The World Trampoline and Tumbling Championships, held annually except in the Olympic year, determines the men’s and women’s World champions in four events: trampoline, synchronized trampoline, tumbling and double mini-trampoline. The World Age Group Competition showcases the world’s best boys and girls in those four events in four age groups: 11-12, 13-14, 15-16 and 17-18 years of age. The two events are expected to showcase more than 1,100 athletes.

About the disciplines

  • Rhythmic gymnastics: Rhythmic gymnastics is characterized by grace, beauty and elegance combined with dance and acrobatic elements, while working with ribbons, balls, hoops, ropes and clubs in a choreographed routine to music. The choreography must cover the entire floor and contain a balance of jumps, leaps, pivots, balances and flexibility movements. Only four of the apparatus are competed each quad, and the four for 2016 are hoop, ball, clubs and ribbon. Each movement involves a high degree of athletic skill. Physical abilities needed by a rhythmic gymnast include strength, power, flexibility, agility, dexterity, endurance and hand-eye coordination.

    In the group event, five athletes work together as one cohesive unit. Group is judged on the ability of the athletes to demonstrate mastery of body and apparatus skills in a synchronized, harmonious manner. A group exercise must include difficulties from the same body movement categories that apply to individual competition and characteristic movements for the apparatus. In addition, the group athletes must execute elements involving both large and small exchanges of equipment. The more interaction between the gymnasts, the better the exercise is. The apparatus used in group competition is selected by the FIG. One of the routines is performed with five of the same pieces of apparatus, the other routine is choreographed with mixed equipment. This year’s apparatus are five hoops and 10 clubs.
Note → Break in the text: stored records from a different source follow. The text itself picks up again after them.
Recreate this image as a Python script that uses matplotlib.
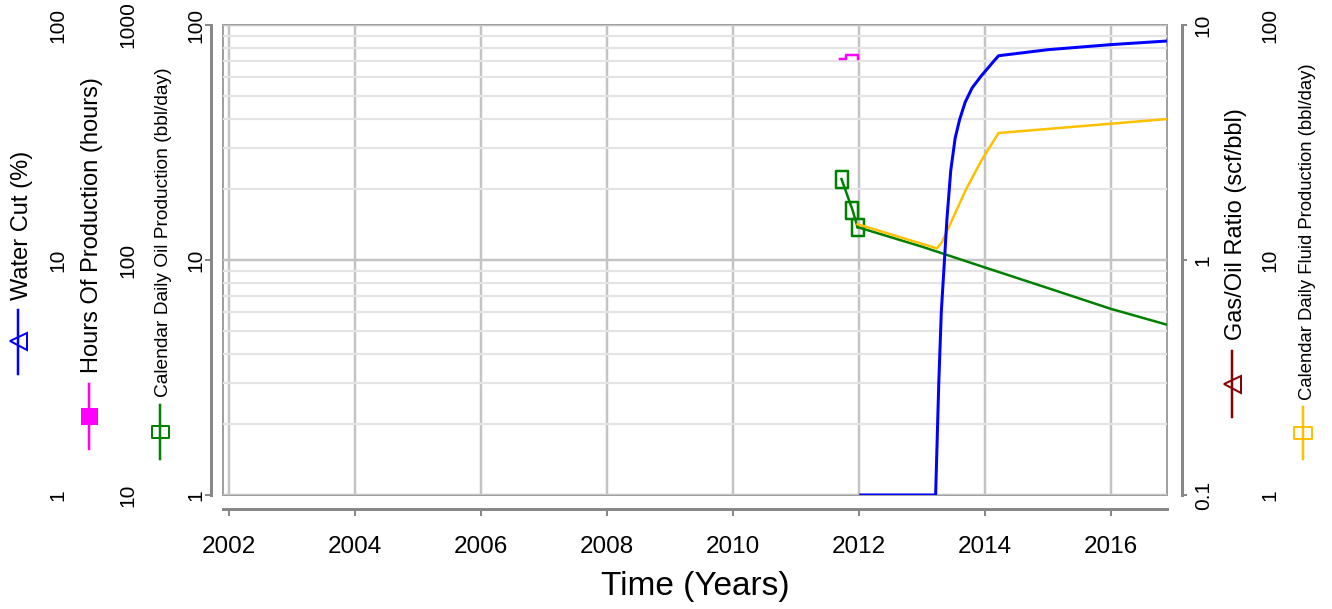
import matplotlib
matplotlib.use("Agg")
import matplotlib.pyplot as plt
from matplotlib.path import Path
from matplotlib.lines import Line2D
from matplotlib.patches import Rectangle
from matplotlib.ticker import NullLocator, NullFormatter

plt.rcParams['font.family'] = ['Liberation Sans', 'DejaVu Sans']

#%% data
years = [2002, 2004, 2006, 2008, 2010, 2012, 2014, 2016]

# water cut (%)
wc_t = [2012.03, 2013.22, 2013.27, 2013.31, 2013.35, 2013.40, 2013.46, 2013.53,
        2013.60, 2013.69, 2013.80, 2013.95, 2014.05, 2014.13, 2014.22, 2015.0, 2016.0, 2016.9]
wc = [1.0, 1.0, 3.0, 6.0, 9.0, 15.0, 24.0, 33.0,
      39.5, 47.0, 54.0, 61.0, 65.5, 69.5, 74.0, 78.5, 82.5, 85.5]

# hours of production (hours)
hrs_t = [2011.70, 2011.79, 2011.99]
hrs = [720, 744, 720]

# calendar daily oil production (bbl/day) - history and forecast
oil_t = [2011.725, 2011.897, 2011.98]
oil = [22.1, 16.4, 13.8]
oil_fc_t = [2011.98, 2013.0, 2014.0, 2015.0, 2016.0, 2016.9]
oil_fc = [13.8, 11.4, 9.3, 7.6, 6.2, 5.3]

# calendar daily fluid production (bbl/day)
fluid_t = [2011.98, 2013.24, 2013.32, 2013.70, 2013.95, 2014.22, 2016.9]
fluid = [14.2, 11.2, 11.9, 19.9, 26.6, 34.7, 39.8]

#%% figure
W, H = 1332, 609
PT = 0.72  # points per pixel at dpi 100

def fx(px):
    return px / W

def fy(py):
    return 1 - py / H

fig = plt.figure(figsize=(W / 100, H / 100), dpi=100)
ax = fig.add_axes([fx(223.3), fy(495), (1167.3 - 223.3) / W, (495 - 25) / H])

def rect_marker(w, h):
    return Path([(-w, -h), (w, -h), (w, h), (-w, h), (-w, -h)],
                [Path.MOVETO, Path.LINETO, Path.LINETO, Path.LINETO, Path.CLOSEPOLY])

sq_tall = rect_marker(0.35, 0.5)
sq_flat = rect_marker(0.5, 0.35)

AXCOL = '#888888'

# host axis = oil production
ax.set_yscale('log')
ax.set_ylim(1, 100)
ax.set_xlim(2001.905, 2016.9)
ax.set_xticks(years, labels=[str(y) for y in years])
ax.set_yticks([1, 10, 100], labels=['1', '10', '100'])
ax.yaxis.set_minor_formatter(NullFormatter())
ax.xaxis.set_minor_locator(NullLocator())

ax.grid(True, which='major', axis='both', color='#c4c4c4', lw=2.5 * PT)
ax.grid(True, which='minor', axis='y', color='#e4e4e4', lw=2.2 * PT)
ax.set_axisbelow(True)

for s in ['top', 'right']:
    ax.spines[s].set_visible(False)
ax.spines['left'].set_position(('outward', 12 * PT))
ax.spines['bottom'].set_position(('outward', 14 * PT))
for s in ['left', 'bottom']:
    ax.spines[s].set_color(AXCOL)
    ax.spines[s].set_linewidth(3 * PT)
ax.add_patch(Rectangle((0, 0), 1, 1, transform=ax.transAxes, fill=False,
                       edgecolor='#a0a0a0', lw=2 * PT, clip_on=False, zorder=0.5))


def extra_axis(side, lo, hi, ticks, labels, offset_px):
    a = ax.twinx()
    a.set_yscale('log')
    a.set_ylim(lo, hi)
    for s in a.spines.values():
        s.set_visible(False)
    if side == 'left':
        a.yaxis.tick_left()
    a.spines[side].set_position(('outward', offset_px * PT))
    a.set_yticks(ticks, labels=labels)
    a.yaxis.set_minor_locator(NullLocator())
    return a


ax_hr = extra_axis('left', 10, 1000, [10, 100, 1000], ['10', '100', '1000'], 86)
ax_gor = extra_axis('right', 0.1, 10, [0.1, 1, 10], ['0.1', '1', '10'], 15)
ax_fl = extra_axis('right', 1, 100, [1, 10, 100], ['1', '10', '100'], 93)
ax_wc = extra_axis('left', 1, 100, [1, 10, 100], ['1', '10', '100'], 156)

ax_gor.spines['right'].set_visible(True)
ax_gor.spines['right'].set_color(AXCOL)
ax_gor.spines['right'].set_linewidth(3 * PT)

# tick styling, done after all twins exist
ax.tick_params(axis='x', direction='out', length=7 * PT, width=2 * PT, color=AXCOL,
               pad=20 * PT, labelsize=17.5)
ax.tick_params(axis='y', which='major', direction='out', length=6 * PT, width=2 * PT,
               color=AXCOL, pad=0, labelsize=15, labelrotation=90)
ax.tick_params(axis='y', which='minor', length=0)
ax_gor.tick_params(axis='y', direction='out', length=5 * PT, width=2 * PT, color=AXCOL,
                   pad=6.5 * PT, labelsize=15, labelrotation=90)
for a in [ax_hr, ax_fl, ax_wc]:
    a.tick_params(axis='y', length=0, pad=0, labelsize=15, labelrotation=90)
for a in [ax, ax_hr, ax_gor, ax_fl, ax_wc]:
    for lbl in a.get_yticklabels():
        lbl.set_va('center')

#%% series
ax.plot(oil_t, oil, color='#008000', lw=2.5 * PT, marker=sq_tall, ms=17 * PT,
        mfc='none', mec='#008000', mew=2.5 * PT)
ax.plot(oil_fc_t, oil_fc, color='#008000', lw=2.5 * PT)
ax_hr.plot(hrs_t, hrs, color='#ff00ff', lw=2.5 * PT, drawstyle='steps-post')
ax_fl.plot(fluid_t, fluid, color='#ffc000', lw=2.5 * PT)
ax_wc.plot(wc_t, wc, color='#0000ff', lw=3 * PT)

#%% axis titles with their key glyphs
def axis_key(x, y0, y1, ym, color, marker, ms, filled=False):
    fig.add_artist(Line2D([fx(x), fx(x)], [fy(y0), fy(y1)], color=color,
                          lw=2.5 * PT, transform=fig.transFigure))
    fig.add_artist(Line2D([fx(x)], [fy(ym)], marker=marker, ms=ms * PT,
                          mfc=color if filled else 'none', mec=color, mew=2 * PT,
                          transform=fig.transFigure))

fig.text(fx(22), fy(225), 'Water Cut (%)', rotation=90, ha='center', va='center', fontsize=17)
axis_key(18, 310, 374, 341, '#0000ff', '<', 17)

fig.text(fx(92), fy(225), 'Hours Of Production (hours)', rotation=90, ha='center', va='center', fontsize=17)
axis_key(89, 384, 449, 416, '#ff00ff', 's', 15, filled=True)

fig.text(fx(164), fy(232), 'Calendar Daily Oil Production (bbl/day)', rotation=90,
         ha='center', va='center', fontsize=13.8)
axis_key(160, 405, 459, 432, '#008000', sq_flat, 17)

fig.text(fx(1236), fy(224), 'Gas/Oil Ratio (scf/bbl)', rotation=90, ha='center', va='center', fontsize=17)
axis_key(1232, 351, 417, 384, '#8b0000', '<', 17)

fig.text(fx(1307), fy(232), 'Calendar Daily Fluid Production (bbl/day)', rotation=90,
         ha='center', va='center', fontsize=13.3)
axis_key(1303, 407, 459, 433, '#ffc000', sq_flat, 18)

fig.text(fx(695), fy(586), 'Time (Years)', ha='center', va='center', fontsize=24)

fig.savefig('out.png', dpi=100)
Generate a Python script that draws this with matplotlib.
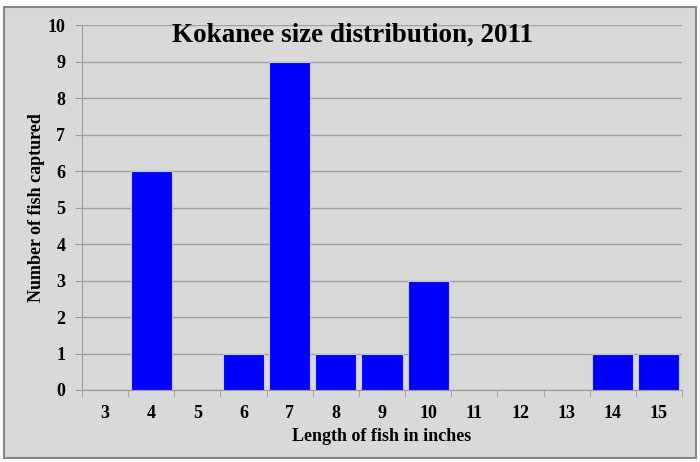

  • Trampoline/tumbling: Trampoline events involve athletes using trampolines that can propel them up to 30 feet in the air, during which they can perform double and triple twisting somersaults. Tumbling utilizes elevated rod-floor runways that enable athletes to jump at heights more than 10 feet and execute a variety of acrobatic maneuvers. For the double-mini competition, the athlete makes a short run, leaps onto a small two-level trampoline, performs an aerial maneuver and dismounts onto a landing mat. Synchronized trampoline demands the same athletic skill as individual trampoline, while adding the element of precision timing. Using two trampolines, two athletes perform identical 10-skill routines at the same time. Trampoline was added to the Olympic Games in 2000, and at the 2012 Olympic Games in London, the USA had its first athlete in history advance to the finals.

Background information

  • Central Florida Sports Commission. The Central Florida Sports Commission strategically solicits, creates and supports marquee sports-related events and businesses that enhance our community’s economy. The Sports Commission represents the counties of Lake, Orange, Osceola, Seminole and Volusia, as well as the City of Orlando. For more information, visit www.centralfloridasports.org.

  • International Gymnastics Federation. The International Gymnastics Federation is the governing body for gymnastics worldwide. It is the oldest established international sports federation and has participated in the Olympic Games since their revival in 1896. The FIG governs seven disciplines: Gymnastics for All, Men’s Artistic, Women’s Artistic, Rhythmic, Trampoline, Aerobic and Acrobatic. It counts 135 national member federations and boasts a 27-person staff at its international seat in Lausanne (SUI), host city of the International Olympic Committee (IOC).